> OBJECTIVE
Scan the data below for the string "with". Copy every line where it appears.

> PROVIDED MATERIAL
+ + + + + + +

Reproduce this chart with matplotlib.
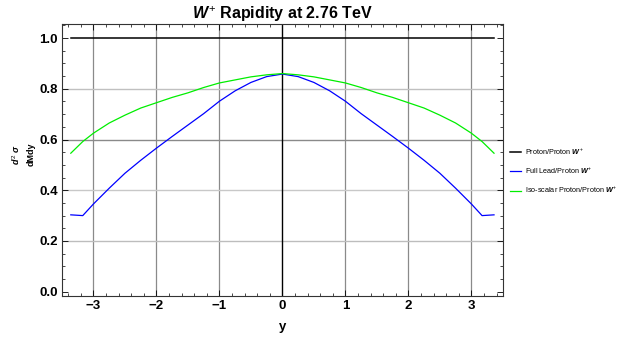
import numpy as np
import matplotlib
matplotlib.use("Agg")
import matplotlib.pyplot as plt
from matplotlib.ticker import MultipleLocator

# --- Data ---
y_left = [-3.36, -3.17, -3.0, -2.75, -2.5, -2.25, -2.0, -1.75, -1.5, -1.25,
          -1.0, -0.75, -0.5, -0.25, 0.0]
lead_left = [0.303, 0.300, 0.346, 0.408, 0.467, 0.518, 0.566, 0.612, 0.657, 0.702,
             0.751, 0.792, 0.825, 0.848, 0.858]
iso_left = [0.546, 0.592, 0.625, 0.665, 0.696, 0.724, 0.745, 0.766, 0.784, 0.805,
            0.823, 0.835, 0.847, 0.855, 0.860]

rapidity = np.array(y_left + [-v for v in y_left[-2::-1]])
lead = np.array(lead_left + lead_left[-2::-1])
iso = np.array(iso_left + iso_left[-2::-1])
pp = np.ones_like(rapidity)

labels = [r"Proton/Proton $W^{+}$", r"Full Lead/Proton $W^{+}$",
          r"Iso-scalar Proton/Proton $W^{+}$"]

plt.rcParams['font.family'] = ['Liberation Sans', 'DejaVu Sans']
plt.rcParams['mathtext.fontset'] = 'custom'
plt.rcParams['mathtext.it'] = 'Liberation Sans:italic:bold'
plt.rcParams['mathtext.rm'] = 'Liberation Sans'

fig = plt.figure(figsize=(6.28, 3.43), dpi=100)
ax = fig.add_axes([0.0987, 0.137, 0.702, 0.792])

ax.plot(rapidity, pp, color="black", lw=1.1, label=labels[0])
ax.plot(rapidity, lead, color="#0000ff", lw=0.9, label=labels[1])
ax.plot(rapidity, iso, color="#00ee00", lw=0.9, label=labels[2])

ax.set_xlim(-3.5, 3.5)
ax.set_ylim(-0.017, 1.054)

# grid like Mathematica
for xv in [-3, -2, -1, 1, 2, 3]:
    ax.axvline(xv, color="#8a8a8a", lw=0.9, zorder=0)
for yv, c in [(0.2, "#bdbdbd"), (0.4, "#c8c8c8"), (0.6, "#8a8a8a"), (0.8, "#c0c0c0")]:
    ax.axhline(yv, color=c, lw=1.0, zorder=0)
ax.axvline(0, color="black", lw=1.0, zorder=0)

ax.xaxis.set_major_locator(MultipleLocator(1))
ax.xaxis.set_minor_locator(MultipleLocator(0.2))
ax.yaxis.set_major_locator(MultipleLocator(0.2))
ax.yaxis.set_minor_locator(MultipleLocator(0.05))
ax.set_xticks([-3, -2, -1, 0, 1, 2, 3])
ax.set_xticklabels(["\u22123", "\u22122", "\u22121", "0", "1", "2", "3"])
ax.set_yticklabels([f"{v:.1f}" for v in ax.get_yticks()])
ax.tick_params(which="major", direction="in", length=4, width=0.6, labelsize=9.5,
               top=True, right=True, pad=3)
ax.tick_params(which="minor", direction="in", length=2, width=0.5, top=True, right=True)
for lab in ax.get_xticklabels() + ax.get_yticklabels():
    lab.set_fontweight("bold")
for s in ax.spines.values():
    s.set_linewidth(0.8)
    s.set_color("#333333")

ax.set_xlabel("y", fontsize=9.5, fontweight="bold", labelpad=6)
fig.text(0.037, 0.55, "$d^{2}\\ \\sigma$\ndMdy", rotation=90, fontsize=6.5,
         fontweight="bold", ha="center", va="center", linespacing=1.6)
ax.set_title(r"$W^{+}$ Rapidity at 2.76 TeV", fontsize=11.5, fontweight="bold", pad=2)

ax.legend(loc="center left", bbox_to_anchor=(1.0, 0.461), frameon=False,
          fontsize=5.2, handlelength=1.55, labelspacing=1.26, handletextpad=0.55,
          borderaxespad=0.6)

fig.savefig("out.png", dpi=100)
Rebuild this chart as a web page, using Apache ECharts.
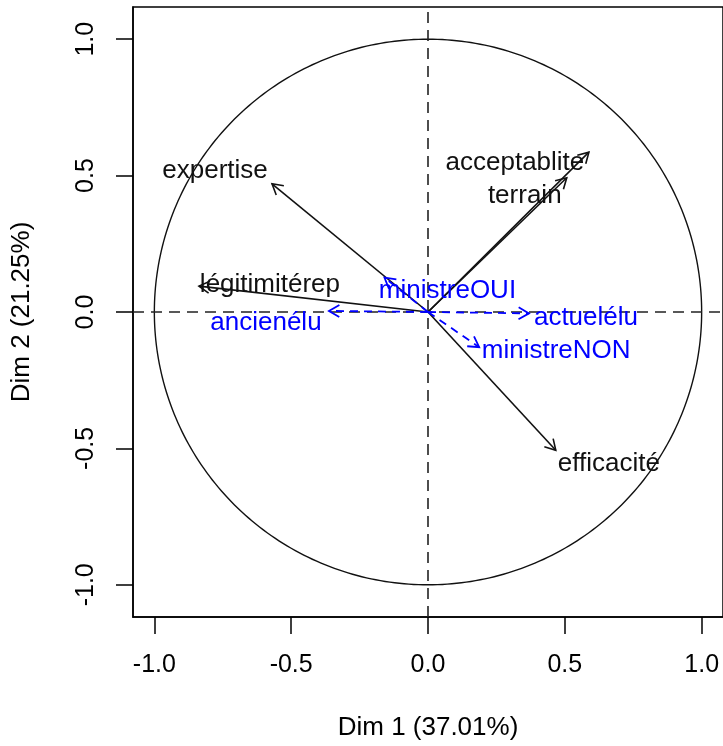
<!DOCTYPE html>
<html>
<head>
<meta charset="utf-8">
<script src="https://cdn.jsdelivr.net/npm/echarts@6/dist/echarts.min.js"></script>
<style>
  html, body { margin: 0; padding: 0; background: #fff; }
  #chart { width: 723px; height: 746px; }
</style>
</head>
<body>
<div id="chart"></div>
<script>
// active variables (black arrows)
const activeNames = ['expertise', 'légitimitérep', 'acceptablite', 'terrain', 'efficacité']
const activeDim1 = [-0.570, -0.837, 0.588, 0.507, 0.467]
const activeDim2 = [0.470, 0.095, 0.586, 0.492, -0.507]
// supplementary variables (blue dashed arrows)
const suppNames = ['ministreOUI', 'ancienélu', 'actuelélu', 'ministreNON']
const suppDim1 = [-0.159, -0.362, 0.369, 0.187]
const suppDim2 = [0.126, 0.004, -0.005, -0.129]
const tickValues = [-1, -0.5, 0, 0.5, 1]
const xTitle = 'Dim 1 (37.01%)'
const yTitle = 'Dim 2 (21.25%)'

// where each label sits relative to its arrow tip (px)
const activeLabelOffset = [[-57, -13], [71, -1], [-74, 11], [-42, 18], [53, 14]]
const suppLabelOffset = [[63, 13], [-63, 12], [57, 4], [77, 4]]

const xMin = -1.078, xMax = 1.078
const yMin = -1.118, yMax = 1.118
const font = '"Liberation Sans", Arial, Helvetica, sans-serif'

function arrowRenderer(names, offsets, color, dash, width) {
  return function (params, api) {
    const o = api.coord([0, 0])
    const p = api.coord([api.value(0), api.value(1)])
    const a = Math.atan2(p[1] - o[1], p[0] - o[0])
    const L = 12, w = Math.PI / 6
    const h1 = [p[0] - L * Math.cos(a - w), p[1] - L * Math.sin(a - w)]
    const h2 = [p[0] - L * Math.cos(a + w), p[1] - L * Math.sin(a + w)]
    const off = offsets[params.dataIndex]
    const style = { stroke: color, lineWidth: width, lineDash: dash, fill: null }
    return {
      type: 'group',
      children: [
        { type: 'line', shape: { x1: o[0], y1: o[1], x2: p[0], y2: p[1] }, style: style },
        { type: 'polyline', shape: { points: [h1, p, h2] }, style: { stroke: color, lineWidth: width, fill: null } },
        {
          type: 'text',
          x: p[0] + off[0],
          y: p[1] + off[1],
          style: {
            text: names[params.dataIndex],
            fill: color,
            fontSize: 26,
            fontFamily: font,
            align: 'center',
            verticalAlign: 'middle',
          },
        },
      ],
    }
  }
}

function circleRenderer(params, api) {
  const pts = []
  for (let i = 0; i <= 360; i++) {
    const t = (i * Math.PI) / 180
    pts.push(api.coord([Math.cos(t), Math.sin(t)]))
  }
  const h0 = api.coord([xMin, 0]), h1 = api.coord([xMax, 0])
  const v0 = api.coord([0, yMin]), v1 = api.coord([0, yMax])
  const dashStyle = { stroke: '#222', lineWidth: 1.6, lineDash: [11, 7], fill: null }
  return {
    type: 'group',
    children: [
      { type: 'polyline', shape: { points: pts }, style: { stroke: '#111', lineWidth: 1.4, fill: null } },
      { type: 'line', shape: { x1: h0[0], y1: h0[1], x2: h1[0], y2: h1[1] }, style: dashStyle },
      { type: 'line', shape: { x1: v0[0], y1: v0[1], x2: v1[0], y2: v1[1] }, style: dashStyle },
    ],
  }
}

const axisCommon = {
  type: 'value',
  nameLocation: 'middle',
  nameGap: 98,
  nameTextStyle: { fontSize: 26, color: '#000', fontFamily: font },
  axisLine: { show: true, onZero: false, lineStyle: { color: '#000', width: 1.5 } },
  axisTick: { show: true, length: 17, customValues: tickValues, lineStyle: { color: '#000', width: 1.5 } },
  splitLine: { show: false },
}

const option = {
  animation: false,
  backgroundColor: '#fff',
  grid: {
    left: 133, top: 7, width: 591, height: 612,
    show: true, borderColor: '#000', borderWidth: 1.5,
  },
  xAxis: Object.assign({}, axisCommon, {
    min: xMin, max: xMax, name: xTitle,
    axisLabel: {
      customValues: tickValues,
      formatter: (v) => v.toFixed(1),
      fontSize: 25, color: '#000', fontFamily: font, margin: 36,
    },
  }),
  yAxis: Object.assign({}, axisCommon, {
    min: yMin, max: yMax, name: yTitle,
    axisLabel: {
      customValues: tickValues,
      formatter: (v) => v.toFixed(1),
      rotate: 90,
      fontSize: 25, color: '#000', fontFamily: font, margin: 34,
    },
  }),
  series: [
    { type: 'custom', silent: true, renderItem: circleRenderer, data: [[0, 0]] },
    {
      type: 'custom', silent: true,
      renderItem: arrowRenderer(activeNames, activeLabelOffset, '#111', null, 1.6),
      data: activeDim1.map((x, i) => [x, activeDim2[i]]),
    },
    {
      type: 'custom', silent: true,
      renderItem: arrowRenderer(suppNames, suppLabelOffset, '#0000ff', [8, 6], 1.8),
      data: suppDim1.map((x, i) => [x, suppDim2[i]]),
    },
  ],
}

const myChart = echarts.init(document.getElementById('chart'))
myChart.setOption(option)
</script>
</body>
</html>
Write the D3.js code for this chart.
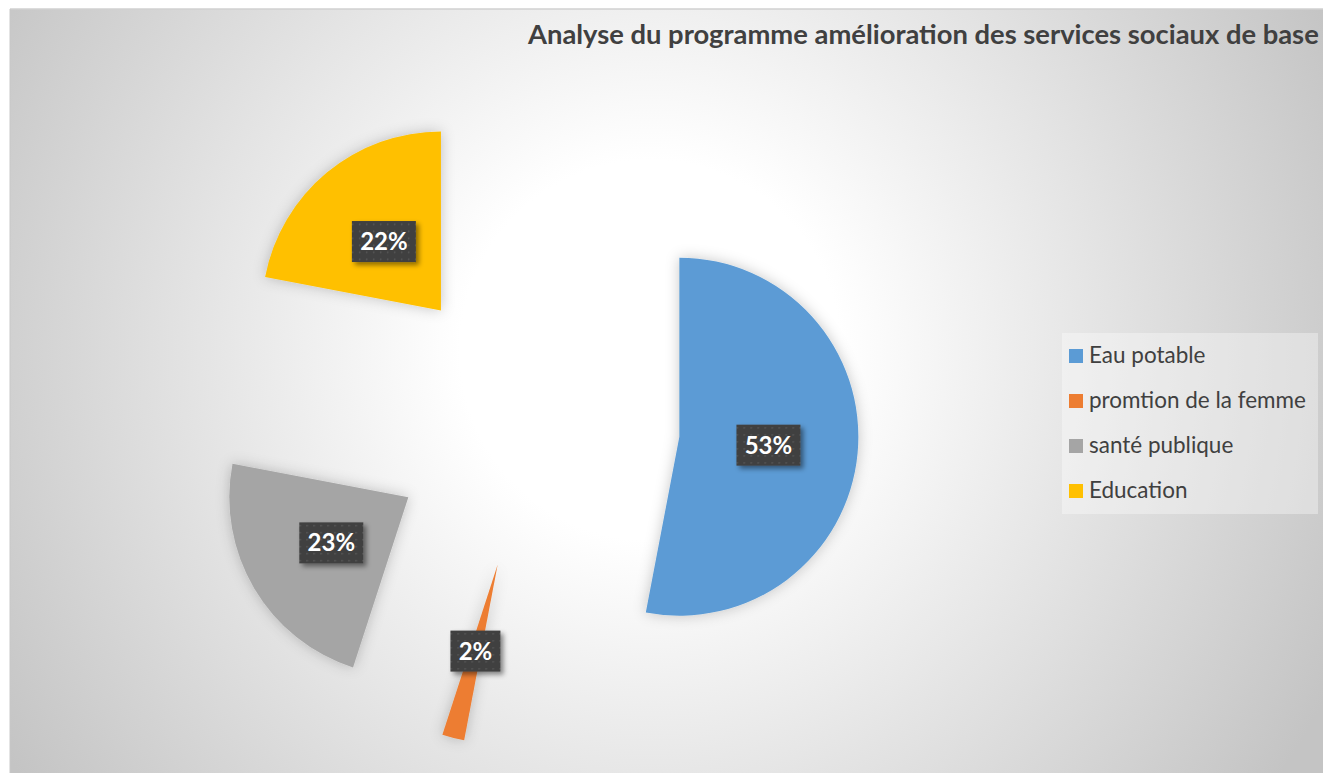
<!DOCTYPE html>
<html>
<head>
<meta charset="utf-8">
<script src="https://cdn.jsdelivr.net/npm/d3@7"></script>
<style>
  body { margin: 0; background: #fff; }
  .title { font-family: Lato, "Open Sans", sans-serif; font-weight: bold; fill: #404040; }
  .legend { font-family: Lato, "Open Sans", sans-serif; fill: #404040; }
  .pct { font-family: Lato, "Open Sans", sans-serif; font-weight: bold; fill: #fff; }
</style>
</head>
<body>
<div id="chart"></div>
<script>
const width = 1323;
const height = 773;

// data
const categories = ["Eau potable", "promtion de la femme", "santé publique", "Education"];
const values = [53, 2, 23, 22];
const colors = ["#5b9bd5", "#ed7d31", "#a5a5a5", "#ffc000"];
const title = "Analyse du programme amélioration des services sociaux de base";

const cx = 534, cy = 423;
const radius = 179;
const explode = 146;

const svg = d3.select("#chart").append("svg")
   .attr("width", width)
   .attr("height", height);

const defs = svg.append("defs");

// background gradient
const bg = defs.append("radialGradient")
   .attr("id", "bg")
   .attr("gradientUnits", "userSpaceOnUse")
   .attr("cx", 650).attr("cy", 350).attr("r", 760);
bg.append("stop").attr("offset", "0%").attr("stop-color", "#ffffff");
bg.append("stop").attr("offset", "25%").attr("stop-color", "#ffffff");
bg.append("stop").attr("offset", "100%").attr("stop-color", "#c4c4c4");

// soft shadow for slices
const sh = defs.append("filter").attr("id", "sliceShadow")
   .attr("x", "-30%").attr("y", "-30%").attr("width", "160%").attr("height", "160%");
sh.append("feDropShadow").attr("dx", 0).attr("dy", 0)
   .attr("stdDeviation", 7).attr("flood-color", "#000").attr("flood-opacity", 0.22);

// label shadow
const lsh = defs.append("filter").attr("id", "labelShadow")
   .attr("x", "-30%").attr("y", "-30%").attr("width", "160%").attr("height", "160%");
lsh.append("feDropShadow").attr("dx", 3).attr("dy", 3)
   .attr("stdDeviation", 2.5).attr("flood-color", "#000").attr("flood-opacity", 0.45);

// dotted pattern for label boxes
const pat = defs.append("pattern").attr("id", "dots")
   .attr("patternUnits", "userSpaceOnUse")
   .attr("width", 7).attr("height", 7);
pat.append("rect").attr("width", 7).attr("height", 7).attr("fill", "#404040");
pat.append("rect").attr("x", 3).attr("y", 3).attr("width", 1.5).attr("height", 1.5).attr("fill", "#595959");

// chart area
svg.append("rect")
   .attr("x", 10).attr("y", 9)
   .attr("width", width - 10).attr("height", height - 9)
   .attr("fill", "url(#bg)");
svg.append("line")
   .attr("x1", 10).attr("x2", width).attr("y1", 9).attr("y2", 9)
   .attr("stroke", "#d0d0d0").attr("stroke-width", 1.5);
svg.append("line")
   .attr("x1", 10).attr("x2", 10).attr("y1", 9).attr("y2", height)
   .attr("stroke", "#c8c8c8").attr("stroke-width", 1);

// title, fitted to its width in the reference
const titleText = svg.append("text")
   .attr("class", "title")
   .attr("x", 528)
   .attr("y", 44)
   .style("font-size", "24px")
   .text(title);
const tw = titleText.node().getComputedTextLength();
titleText.style("font-size", (24 * 791 / tw) + "px");

// pie
const pie = d3.pie().sort(null).value(d => d.value);
const arcs = pie(categories.map((c, i) => ({ name: c, value: values[i], color: colors[i] })));
const arc = d3.arc().innerRadius(0).outerRadius(radius);

const g = svg.append("g").attr("transform", `translate(${cx},${cy})`);

const offset = d => {
   const a = (d.startAngle + d.endAngle) / 2;
   return [Math.sin(a) * explode, -Math.cos(a) * explode];
};

g.selectAll("path.slice")
   .data(arcs)
   .enter()
   .append("path")
   .attr("class", "slice")
   .attr("transform", d => `translate(${offset(d)})`)
   .attr("d", arc)
   .attr("fill", d => d.data.color)
   .attr("filter", "url(#sliceShadow)");

// labels
const total = d3.sum(values);
const lbl = g.selectAll("g.lbl")
   .data(arcs)
   .enter()
   .append("g")
   .attr("class", "lbl")
   .attr("transform", d => {
      const o = offset(d);
      const c = arc.centroid(d);
      return `translate(${o[0] + c[0]},${o[1] + c[1]})`;
   });

lbl.append("rect")
   .attr("x", d => (d.data.value < 10 ? -25 : -32))
   .attr("y", -20.5)
   .attr("width", d => (d.data.value < 10 ? 50 : 64))
   .attr("height", 41)
   .attr("fill", "url(#dots)")
   .attr("filter", "url(#labelShadow)");

lbl.append("text")
   .attr("class", "pct")
   .attr("text-anchor", "middle")
   .attr("y", 8.5)
   .style("font-size", "24px")
   .text(d => Math.round(d.data.value / total * 100) + "%");

// legend
const legend = svg.append("g");
legend.append("rect")
   .attr("x", 1062).attr("y", 333)
   .attr("width", 256).attr("height", 181)
   .attr("fill", "#ffffff").attr("fill-opacity", 0.35);

const rowY = d3.scalePoint().domain(categories).range([356, 491]);

const items = legend.selectAll("g.item")
   .data(categories)
   .enter()
   .append("g")
   .attr("class", "item")
   .attr("transform", d => `translate(0,${rowY(d)})`);

items.append("rect")
   .attr("x", 1069).attr("y", -7)
   .attr("width", 14).attr("height", 14)
   .attr("fill", (d, i) => colors[i]);

items.append("text")
   .attr("class", "legend")
   .attr("x", 1089)
   .attr("y", 7)
   .style("font-size", "20px")
   .text(d => d);

// fit legend font to the reference width of the longest entry
const lt = items.selectAll("text").nodes();
const lw = lt[1].getComputedTextLength();
items.selectAll("text").style("font-size", (20 * 217 / lw) + "px");
</script>
</body>
</html>
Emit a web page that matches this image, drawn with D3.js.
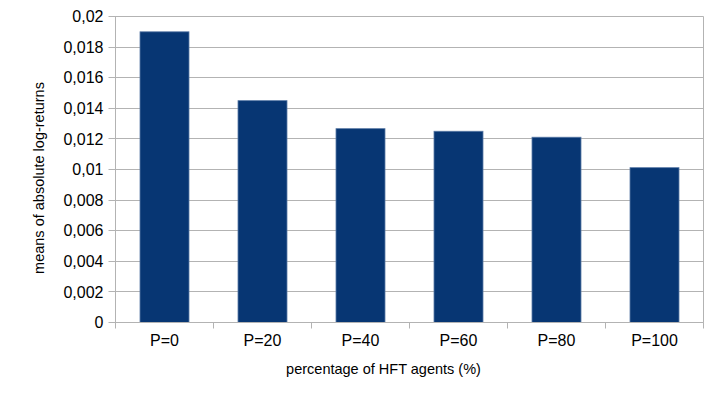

+ + + + + + +

> SOLUTION TO THE EXERCISE
Reproduce this chart with matplotlib.
Emit a web page that matches this image, drawn with D3.js.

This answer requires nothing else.